Below are some examples of outcomes following a special consideration application:
Example 1 ─ Special consideration on a main round exam
Julia sits an exam in the main exam period. Julia was unwell during this exam and applies for special consideration. She is subsequently found eligible by the University's Student Equity and Disability Services team (SEDS). The Faculty will award Julia a special exam to be held in the Special/Supplementary exam period.
Example 2 - Special consideration on a special exam
Following on from example 1, Julia goes on to sit her special exam in the Special/Supplementary exam period. Julia was unwell during this exam and applies for special consideration. She is subsequently found eligible by the University's Student Equity and Disability team (SEDS). As this is Julia's second special consideration for an exam in this subject, the Faculty will offer Julia a late withdrawal from the subject.
Example 3 ─ Special consideration on a supplementary exam
Ahmed sits an exam in the main exam period. Ahmed receives his results and narrowly failed a subject. Ahmed is awarded a supplementary exam by the Faculty following result release and sits this supplementary exam in the Special/Supplementary exam period. Ahmed was unwell during this exam and applies for special consideration. He is subsequently found eligible by the University's Student Equity and Disability Services team (SEDS). The Faculty will offer Ahmed another attempt at the supplementary exam (colloquially called a "special-on-supp" exam).
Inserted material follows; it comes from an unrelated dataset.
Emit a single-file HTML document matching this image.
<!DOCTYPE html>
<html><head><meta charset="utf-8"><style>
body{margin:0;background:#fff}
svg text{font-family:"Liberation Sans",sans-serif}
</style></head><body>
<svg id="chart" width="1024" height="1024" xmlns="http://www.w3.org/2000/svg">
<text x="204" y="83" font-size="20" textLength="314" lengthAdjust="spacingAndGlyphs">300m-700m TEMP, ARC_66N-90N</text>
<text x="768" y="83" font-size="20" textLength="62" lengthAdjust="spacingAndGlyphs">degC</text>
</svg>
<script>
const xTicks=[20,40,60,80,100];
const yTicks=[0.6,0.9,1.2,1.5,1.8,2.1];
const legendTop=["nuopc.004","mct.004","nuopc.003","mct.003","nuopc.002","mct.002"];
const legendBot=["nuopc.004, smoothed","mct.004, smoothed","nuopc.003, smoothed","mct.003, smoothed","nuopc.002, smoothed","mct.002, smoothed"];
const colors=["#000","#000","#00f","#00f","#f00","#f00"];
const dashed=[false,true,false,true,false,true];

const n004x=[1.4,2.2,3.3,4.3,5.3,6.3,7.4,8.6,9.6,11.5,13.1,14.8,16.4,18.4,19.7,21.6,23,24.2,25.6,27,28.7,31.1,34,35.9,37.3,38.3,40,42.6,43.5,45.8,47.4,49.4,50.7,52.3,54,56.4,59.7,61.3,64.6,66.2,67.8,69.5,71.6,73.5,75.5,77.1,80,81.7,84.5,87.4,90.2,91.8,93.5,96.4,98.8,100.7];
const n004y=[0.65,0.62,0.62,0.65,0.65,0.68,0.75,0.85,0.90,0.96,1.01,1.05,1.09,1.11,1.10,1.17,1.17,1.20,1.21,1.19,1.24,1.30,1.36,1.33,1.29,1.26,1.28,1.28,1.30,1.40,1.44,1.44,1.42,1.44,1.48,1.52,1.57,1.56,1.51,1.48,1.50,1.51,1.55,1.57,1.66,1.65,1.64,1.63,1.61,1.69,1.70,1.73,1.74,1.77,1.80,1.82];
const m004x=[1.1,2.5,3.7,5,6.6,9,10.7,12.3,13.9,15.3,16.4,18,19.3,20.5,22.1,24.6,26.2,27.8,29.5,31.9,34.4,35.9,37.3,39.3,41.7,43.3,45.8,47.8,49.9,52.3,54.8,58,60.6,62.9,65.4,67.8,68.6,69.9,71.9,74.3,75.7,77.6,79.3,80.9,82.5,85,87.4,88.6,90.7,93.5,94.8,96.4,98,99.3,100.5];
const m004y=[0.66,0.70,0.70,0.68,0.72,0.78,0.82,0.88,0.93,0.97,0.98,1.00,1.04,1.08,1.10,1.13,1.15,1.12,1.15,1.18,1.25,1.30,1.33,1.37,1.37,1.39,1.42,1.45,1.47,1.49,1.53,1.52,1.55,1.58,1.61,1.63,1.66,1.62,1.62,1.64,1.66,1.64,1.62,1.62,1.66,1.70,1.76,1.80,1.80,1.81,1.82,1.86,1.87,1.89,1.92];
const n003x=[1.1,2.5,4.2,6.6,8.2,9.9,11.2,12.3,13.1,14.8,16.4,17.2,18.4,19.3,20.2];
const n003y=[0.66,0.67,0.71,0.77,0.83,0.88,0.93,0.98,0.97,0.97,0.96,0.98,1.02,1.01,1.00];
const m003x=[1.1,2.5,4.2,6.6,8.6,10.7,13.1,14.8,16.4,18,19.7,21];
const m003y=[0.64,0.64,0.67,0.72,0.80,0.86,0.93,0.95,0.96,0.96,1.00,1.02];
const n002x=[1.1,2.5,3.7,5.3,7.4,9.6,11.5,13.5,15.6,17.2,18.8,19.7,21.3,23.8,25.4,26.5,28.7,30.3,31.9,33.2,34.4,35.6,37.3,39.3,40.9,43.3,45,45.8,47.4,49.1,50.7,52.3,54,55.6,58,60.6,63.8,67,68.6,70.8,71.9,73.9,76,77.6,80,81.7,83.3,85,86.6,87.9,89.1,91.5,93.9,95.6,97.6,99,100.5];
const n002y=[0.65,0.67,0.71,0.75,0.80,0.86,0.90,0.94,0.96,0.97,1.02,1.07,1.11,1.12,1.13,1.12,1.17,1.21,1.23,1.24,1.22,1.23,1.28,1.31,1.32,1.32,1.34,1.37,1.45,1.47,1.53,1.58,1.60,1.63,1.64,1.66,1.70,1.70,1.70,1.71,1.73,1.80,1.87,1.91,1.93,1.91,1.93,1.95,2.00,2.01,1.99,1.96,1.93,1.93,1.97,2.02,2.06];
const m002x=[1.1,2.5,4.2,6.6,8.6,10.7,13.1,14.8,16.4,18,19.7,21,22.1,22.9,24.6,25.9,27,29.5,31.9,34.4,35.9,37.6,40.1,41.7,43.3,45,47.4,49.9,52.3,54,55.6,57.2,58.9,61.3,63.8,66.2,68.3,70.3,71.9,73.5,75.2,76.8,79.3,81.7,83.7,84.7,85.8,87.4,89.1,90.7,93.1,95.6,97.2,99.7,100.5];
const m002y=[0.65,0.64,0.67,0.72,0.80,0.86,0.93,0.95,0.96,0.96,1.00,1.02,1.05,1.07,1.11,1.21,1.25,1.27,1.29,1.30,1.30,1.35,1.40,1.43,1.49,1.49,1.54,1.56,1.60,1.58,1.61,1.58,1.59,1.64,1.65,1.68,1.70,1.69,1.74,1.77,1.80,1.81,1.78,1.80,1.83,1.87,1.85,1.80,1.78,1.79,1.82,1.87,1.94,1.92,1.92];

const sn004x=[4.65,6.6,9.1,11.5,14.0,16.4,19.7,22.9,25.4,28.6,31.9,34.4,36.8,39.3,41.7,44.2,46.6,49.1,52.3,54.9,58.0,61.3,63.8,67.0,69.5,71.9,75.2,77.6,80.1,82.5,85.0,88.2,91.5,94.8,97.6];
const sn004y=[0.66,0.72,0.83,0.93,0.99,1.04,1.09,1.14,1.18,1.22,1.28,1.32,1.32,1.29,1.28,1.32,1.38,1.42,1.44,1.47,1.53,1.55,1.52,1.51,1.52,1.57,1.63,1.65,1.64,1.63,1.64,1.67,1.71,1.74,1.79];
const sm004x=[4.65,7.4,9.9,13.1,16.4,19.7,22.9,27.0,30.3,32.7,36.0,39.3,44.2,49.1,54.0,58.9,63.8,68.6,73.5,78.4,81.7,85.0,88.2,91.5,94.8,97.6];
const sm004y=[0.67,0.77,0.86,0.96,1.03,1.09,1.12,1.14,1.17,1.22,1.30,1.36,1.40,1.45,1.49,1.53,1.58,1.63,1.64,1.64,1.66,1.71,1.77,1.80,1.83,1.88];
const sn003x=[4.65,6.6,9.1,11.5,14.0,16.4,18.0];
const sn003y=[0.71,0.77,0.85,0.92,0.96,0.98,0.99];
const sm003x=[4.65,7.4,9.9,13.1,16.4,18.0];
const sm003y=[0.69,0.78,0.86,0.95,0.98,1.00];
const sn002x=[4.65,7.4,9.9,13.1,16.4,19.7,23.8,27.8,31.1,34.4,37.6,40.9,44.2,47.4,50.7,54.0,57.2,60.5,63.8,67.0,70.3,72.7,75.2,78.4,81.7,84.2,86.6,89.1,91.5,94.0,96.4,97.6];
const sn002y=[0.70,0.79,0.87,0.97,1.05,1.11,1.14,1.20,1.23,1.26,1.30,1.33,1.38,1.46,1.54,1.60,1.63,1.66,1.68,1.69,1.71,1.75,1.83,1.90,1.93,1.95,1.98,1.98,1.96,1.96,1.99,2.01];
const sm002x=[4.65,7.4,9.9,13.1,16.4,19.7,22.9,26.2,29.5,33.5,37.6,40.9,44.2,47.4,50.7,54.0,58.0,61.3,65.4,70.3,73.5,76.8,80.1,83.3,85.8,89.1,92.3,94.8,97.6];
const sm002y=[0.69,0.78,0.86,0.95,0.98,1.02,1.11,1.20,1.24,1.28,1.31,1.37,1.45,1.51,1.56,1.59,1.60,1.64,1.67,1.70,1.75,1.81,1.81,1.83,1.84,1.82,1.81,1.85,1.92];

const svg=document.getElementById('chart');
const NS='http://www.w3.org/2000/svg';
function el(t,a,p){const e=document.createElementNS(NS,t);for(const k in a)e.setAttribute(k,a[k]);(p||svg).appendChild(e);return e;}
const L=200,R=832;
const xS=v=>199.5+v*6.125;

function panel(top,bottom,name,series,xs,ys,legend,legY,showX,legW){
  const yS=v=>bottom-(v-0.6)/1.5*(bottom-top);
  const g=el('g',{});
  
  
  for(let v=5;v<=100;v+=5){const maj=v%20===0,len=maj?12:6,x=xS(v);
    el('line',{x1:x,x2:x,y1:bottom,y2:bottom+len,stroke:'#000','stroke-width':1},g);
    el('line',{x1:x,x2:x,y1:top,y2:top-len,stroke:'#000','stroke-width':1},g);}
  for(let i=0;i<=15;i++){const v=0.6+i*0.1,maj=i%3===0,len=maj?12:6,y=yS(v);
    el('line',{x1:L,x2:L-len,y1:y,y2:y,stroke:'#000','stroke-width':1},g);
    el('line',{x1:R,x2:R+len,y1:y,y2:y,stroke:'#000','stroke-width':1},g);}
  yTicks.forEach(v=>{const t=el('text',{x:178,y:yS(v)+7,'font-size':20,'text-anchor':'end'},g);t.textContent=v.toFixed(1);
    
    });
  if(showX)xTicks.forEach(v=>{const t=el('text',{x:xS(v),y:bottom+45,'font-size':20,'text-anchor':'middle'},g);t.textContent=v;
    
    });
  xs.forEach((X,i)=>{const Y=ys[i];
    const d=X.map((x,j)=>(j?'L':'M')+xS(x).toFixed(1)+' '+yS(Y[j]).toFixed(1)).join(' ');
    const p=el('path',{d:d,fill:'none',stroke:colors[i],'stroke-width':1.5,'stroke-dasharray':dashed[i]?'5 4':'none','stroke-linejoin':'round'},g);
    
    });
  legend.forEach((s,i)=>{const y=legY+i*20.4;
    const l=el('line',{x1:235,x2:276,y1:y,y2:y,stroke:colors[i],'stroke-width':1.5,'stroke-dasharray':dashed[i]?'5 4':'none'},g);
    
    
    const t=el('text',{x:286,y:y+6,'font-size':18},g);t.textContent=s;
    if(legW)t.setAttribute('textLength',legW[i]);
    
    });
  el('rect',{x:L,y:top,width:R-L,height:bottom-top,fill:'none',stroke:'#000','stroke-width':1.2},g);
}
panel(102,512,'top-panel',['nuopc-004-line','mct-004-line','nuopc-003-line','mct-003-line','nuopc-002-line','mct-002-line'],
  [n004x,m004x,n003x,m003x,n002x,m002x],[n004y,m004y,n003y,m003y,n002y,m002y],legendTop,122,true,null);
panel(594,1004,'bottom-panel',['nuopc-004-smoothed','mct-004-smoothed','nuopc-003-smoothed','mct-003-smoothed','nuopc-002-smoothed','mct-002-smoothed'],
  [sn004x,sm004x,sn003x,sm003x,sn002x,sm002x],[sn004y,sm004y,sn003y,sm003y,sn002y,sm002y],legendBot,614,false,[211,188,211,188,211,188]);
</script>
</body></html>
Example 4 ─ Special consideration on a "special-on-supp" exam
Following on from example 3, Ahmed goes on to sit his "special-on-supp" exam in the Late Supplementary Exam Period. Ahmed was unwell during this exam and applies for special consideration. He is subsequently found eligible by the University's Student Equity and Disability Services team (SEDS). As this is Ahmed's second special consideration for an exam in this subject, the Faculty will offer him a late withdrawal from the subject.
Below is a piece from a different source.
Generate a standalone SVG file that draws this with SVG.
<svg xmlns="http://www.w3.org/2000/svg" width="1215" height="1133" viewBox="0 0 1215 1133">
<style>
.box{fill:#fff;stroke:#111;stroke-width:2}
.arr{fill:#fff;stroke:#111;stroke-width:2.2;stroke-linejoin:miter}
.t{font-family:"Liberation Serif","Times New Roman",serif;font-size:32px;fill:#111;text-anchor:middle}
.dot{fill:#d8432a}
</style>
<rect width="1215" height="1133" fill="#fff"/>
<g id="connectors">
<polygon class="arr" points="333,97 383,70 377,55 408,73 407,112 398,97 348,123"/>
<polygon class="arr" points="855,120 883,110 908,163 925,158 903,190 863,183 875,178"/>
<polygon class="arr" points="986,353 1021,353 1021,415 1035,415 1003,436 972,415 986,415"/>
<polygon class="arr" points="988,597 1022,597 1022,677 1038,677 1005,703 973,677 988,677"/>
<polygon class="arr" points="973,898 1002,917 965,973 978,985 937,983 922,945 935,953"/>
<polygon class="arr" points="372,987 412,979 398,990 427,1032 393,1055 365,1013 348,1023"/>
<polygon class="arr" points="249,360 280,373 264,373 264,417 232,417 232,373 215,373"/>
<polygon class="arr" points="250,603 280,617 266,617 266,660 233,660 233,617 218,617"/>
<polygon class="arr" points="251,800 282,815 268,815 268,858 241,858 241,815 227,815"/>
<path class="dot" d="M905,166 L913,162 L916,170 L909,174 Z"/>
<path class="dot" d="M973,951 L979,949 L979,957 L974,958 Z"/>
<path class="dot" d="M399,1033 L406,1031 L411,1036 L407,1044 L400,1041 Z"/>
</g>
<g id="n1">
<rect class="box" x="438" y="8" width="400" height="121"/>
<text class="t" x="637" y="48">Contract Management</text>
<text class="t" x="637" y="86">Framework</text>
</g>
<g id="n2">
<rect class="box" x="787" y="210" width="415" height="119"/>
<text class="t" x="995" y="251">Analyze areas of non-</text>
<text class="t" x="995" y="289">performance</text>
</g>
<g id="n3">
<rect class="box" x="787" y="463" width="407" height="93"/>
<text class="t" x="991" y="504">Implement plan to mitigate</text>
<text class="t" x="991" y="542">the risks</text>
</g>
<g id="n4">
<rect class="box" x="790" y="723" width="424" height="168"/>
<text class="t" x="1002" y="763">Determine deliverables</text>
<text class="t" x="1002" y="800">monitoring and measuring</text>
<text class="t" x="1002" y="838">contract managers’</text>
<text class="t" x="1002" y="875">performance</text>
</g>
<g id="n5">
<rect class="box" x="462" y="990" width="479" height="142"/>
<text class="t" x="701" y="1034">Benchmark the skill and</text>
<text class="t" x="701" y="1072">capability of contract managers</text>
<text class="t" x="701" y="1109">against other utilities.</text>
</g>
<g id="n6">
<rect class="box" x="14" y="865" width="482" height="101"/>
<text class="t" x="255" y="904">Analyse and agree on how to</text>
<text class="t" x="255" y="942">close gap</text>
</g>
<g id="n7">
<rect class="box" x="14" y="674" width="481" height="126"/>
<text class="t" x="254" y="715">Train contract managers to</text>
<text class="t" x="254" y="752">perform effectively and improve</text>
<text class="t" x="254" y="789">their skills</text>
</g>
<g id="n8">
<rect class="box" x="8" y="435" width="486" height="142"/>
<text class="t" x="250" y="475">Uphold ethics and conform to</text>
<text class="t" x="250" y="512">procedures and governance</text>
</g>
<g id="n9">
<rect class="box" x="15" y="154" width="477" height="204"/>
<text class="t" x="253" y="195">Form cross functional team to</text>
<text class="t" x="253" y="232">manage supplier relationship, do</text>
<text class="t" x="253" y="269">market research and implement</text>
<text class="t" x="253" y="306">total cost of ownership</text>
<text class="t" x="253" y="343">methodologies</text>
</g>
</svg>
Example 5 ─ Special consideration on a supplementary exam after a special exam
Xinyi sits an exam in the main exam period. Xinyi was unwell during this exam and applies for special consideration. She is subsequently found eligible by the University's Student Equity and Disability Services team (SEDS). The Faculty awarded Xinyi a special exam and Xinyi sits the special exam in the Special/Supplementary exam period. Xinyi receives her result following the Special/Supplementary exam period and narrowly failed the subject. She is awarded a supplementary exam to be held in the Late Supplementary exam period. Xinyi was unwell during this exam and applies for special consideration. She is subsequently found eligible by the University's Student Equity and Disability Services team (SEDS). As this is Xinyi's second special consideration for an exam in this subject, the Faculty will offer her a late withdrawal from the subject.
A student may be identified as eligible for a supplementary exam following the offer of a late withdrawal (if they have not previously been offered a supplementary exam). In this case, the Faculty will ensure the deadline to accept the late withdrawal offer is after the supplementary exam sitting, so the student will not lose the offer of a late withdrawal while they attempt the supplementary exam.